GET /meatshieldfighter.jpg HTTP/1.1
    Host: coolcardgame.storage.googleapis.com
    Content-Length: 0
    Authorization: OAuth 1/zVNpoQNsOSxZKqOZgckhpQ

This is part of the power of using the HTTP API directly—by using direct URLs into the Google Cloud Storage system; developers can let users’ browsers take full advantage of the rest of the Web infrastructure, including any and all caching servers in between their browser and the Google Cloud Platform servers. For this same reason, Google Cloud Storage supports a POST form of the PUT command to upload an object, specifically built to allow for Web forms to POST images (in this case) directly into the cloud.

There’s more, of course, including the ability to use HEAD to obtain the metadata for an object and DELETE to delete objects and/or empty buckets, but the HTTP to use those are pretty inferable from looking at the above. There’s also an access-control system that can be set on individual objects and buckets, as well as a mechanism to mark certain objects as "public" (meaning no Authorization header is necessary to retrieve them), all of which is described in the Google Cloud Storage documentation online.

Summary

Realistically, there’s not much more to say about Google Cloud Storage: it supports upload, download, enumeration and deletion of large binary objects. By using an HTTP-based API (what developer enthusiasts are more and more coming to call "web APIs"), Google makes it pretty trivial to do all of these things from within the browser as well as from an application server if necessary.

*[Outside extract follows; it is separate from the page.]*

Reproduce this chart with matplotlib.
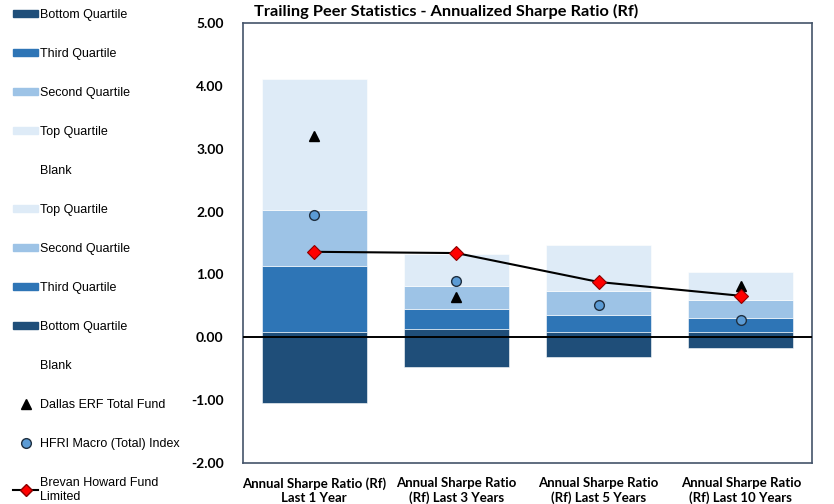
import matplotlib.pyplot as plt
from matplotlib.patches import Patch
from matplotlib.lines import Line2D
import numpy as np

categories = ['Annual Sharpe Ratio (Rf)\nLast 1 Year', 'Annual Sharpe Ratio\n(Rf) Last 3 Years',
              'Annual Sharpe Ratio\n(Rf) Last 5 Years', 'Annual Sharpe Ratio\n(Rf) Last 10 Years']

# quartile boundaries of the peer group
q_min = [-1.04, -0.48, -0.31, -0.17]
q25   = [0.09, 0.13, 0.08, 0.09]
q50   = [1.14, 0.45, 0.36, 0.31]
q75   = [2.03, 0.82, 0.74, 0.60]
q_max = [4.11, 1.33, 1.47, 1.04]

# 5 year point of Dallas is not visible in the chart (hidden behind the Brevan marker)
dallas = [3.20, 0.64, np.nan, 0.81]
hfri   = [1.95, 0.89, 0.52, 0.27]
brevan = [1.36, 1.34, 0.88, 0.66]

c_bottom = '#1F4E79'
c_third = '#2E75B6'
c_second = '#9DC3E6'
c_top = '#DEEBF7'

plt.rcParams['font.family'] = ['Lato', 'DejaVu Sans']

fig = plt.figure(figsize=(8.34, 5.04), dpi=100)
ax = fig.add_axes([0.2914, 0.0813, 0.6822, 0.8731])

x = np.arange(len(categories))
w = 0.74
qmin, a, b, c, qmax = map(np.array, (q_min, q25, q50, q75, q_max))
ax.bar(x, a - qmin, bottom=qmin, width=w, color=c_bottom, edgecolor='white', linewidth=0.4, zorder=2)
ax.bar(x, b - a, bottom=a, width=w, color=c_third, edgecolor='white', linewidth=0.4, zorder=2)
ax.bar(x, c - b, bottom=b, width=w, color=c_second, edgecolor='white', linewidth=0.4, zorder=2)
ax.bar(x, qmax - c, bottom=c, width=w, color=c_top, edgecolor='white', linewidth=0.4, zorder=2)

ax.axhline(0, color='black', linewidth=1.4, zorder=3)

ax.plot(x, dallas, linestyle='none', marker='^', color='black', markersize=7, zorder=4)
ax.plot(x, hfri, linestyle='none', marker='o', markerfacecolor='#5B9BD5', markeredgecolor='#1F2F40',
        markersize=7, markeredgewidth=1, zorder=4)
ax.plot(x, brevan, color='black', linewidth=1.5, marker='D', markerfacecolor='red',
        markeredgecolor='#8B0000', markersize=7, markeredgewidth=0.8, zorder=5)

ax.set_xlim(-0.5, 3.5)
ax.set_ylim(-2, 5)
ax.set_yticks(np.arange(-2, 6, 1))
ax.set_yticklabels([f'{v:.2f}' for v in np.arange(-2, 6, 1)], fontsize=10, fontweight='bold')
ax.set_xticks(x)
ax.set_xticklabels(categories, fontsize=9.5, fontweight='bold')
ax.tick_params(axis='both', length=0)
ax.tick_params(axis='y', pad=14)
ax.tick_params(axis='x', pad=10)
for s in ax.spines.values():
    s.set_color('#44546A')
    s.set_linewidth(1.2)

fig.text(0.535, 0.978, 'Trailing Peer Statistics - Annualized Sharpe Ratio (Rf)',
         ha='center', va='center', fontsize=11.8, fontweight='bold')

blank = Patch(facecolor='none', edgecolor='none')
handles = [Patch(color=c_bottom), Patch(color=c_third), Patch(color=c_second), Patch(color=c_top), blank,
           Patch(color=c_top), Patch(color=c_second), Patch(color=c_third), Patch(color=c_bottom), blank,
           Line2D([], [], linestyle='none', marker='^', color='black', markersize=7),
           Line2D([], [], linestyle='none', marker='o', markerfacecolor='#5B9BD5', markeredgecolor='#1F2F40', markersize=7),
           Line2D([], [], color='black', linewidth=1.5, marker='D', markerfacecolor='red',
                  markeredgecolor='#8B0000', markersize=6)]
labels = ['Bottom Quartile', 'Third Quartile', 'Second Quartile', 'Top Quartile', 'Blank',
          'Top Quartile', 'Second Quartile', 'Third Quartile', 'Bottom Quartile', 'Blank',
          'Dallas ERF Total Fund', 'HFRI Macro (Total) Index', 'Brevan Howard Fund\nLimited']
leg = fig.legend(handles, labels, loc='upper left', bbox_to_anchor=(13 / 834, 1 - 9 / 504), frameon=False,
                 prop={'family': 'Liberation Sans', 'size': 9}, labelspacing=2.16,
                 handlelength=2.0, handleheight=0.5, handletextpad=0.16, borderaxespad=0.0,
                 borderpad=0.0)

fig.savefig('out.png', dpi=100)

More importantly, the Google Cloud Platform, as we’ve seen, is a pretty full-featured, "batteries included" cloud platform, with all the core capabilities that developers have come to expect from a cloud API environment, as well as a few features that other cloud platforms lack. Overall, it’s a powerful platform, and one that developers need to examine carefully as an option for the next Web-based or mobile-based application they’re asked to build.

As the Google Cloud Platform evolves further, we’ll take a look at the various parts and pieces that emerge, but for now, we’ve covered the core parts, so good luck, get clouding, and happy coding!